Source: The Indian Slow Cooker

Categories: Cauliflower, Indian, Octpber2011, Potatoes

Ingredients

  • 1 large cauliflower, washed and cut into 1-inch pieces (about 8 cups)
  • 1 large potato (russet or yellow), peeled and diced (about 2 cups)
  • 1 medium yellow or red onion, peeled and coarsely chopped
  • 1 medium tomato, diced (optional)
  • 1 (2-inch) piece ginger, peeled and grated
  • 3 cloves garlic, peeled and chopped, minced, or grated
  • 3-4 green Thai, serrano, or cayenne chiles, stems removed, chopped or sliced nengthwise
  • 1 Tbs cumin seeds
  • 1 Tbs red chile powder
  • 1 Tbs garam masala
  • 1 Tbs salt
  • 1 tsp turmeric powder
  • 3 Tbs vegetable or canola oil
  • 1 heaping Tbs fresh cilantro, chopped

Directions

  1. Put all the ingredients except the cilantro in the slow cooker. Mix well.

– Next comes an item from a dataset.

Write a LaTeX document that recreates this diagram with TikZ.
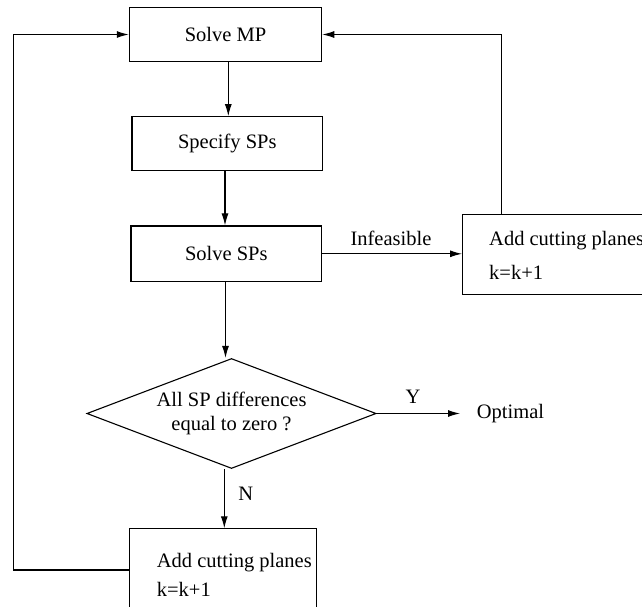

  2. Cook on low for 3 hours. Mix once or twice during cooking, especially in the beginning. Eventually the cauliflower will release enough liquid to prevent anything from sticking to the sides of the slow cooker.

  3. Add cilantro. Mix well but gently so as not to break up the cauliflower. Serve with roti or naan and a side of onion and cucumber salad.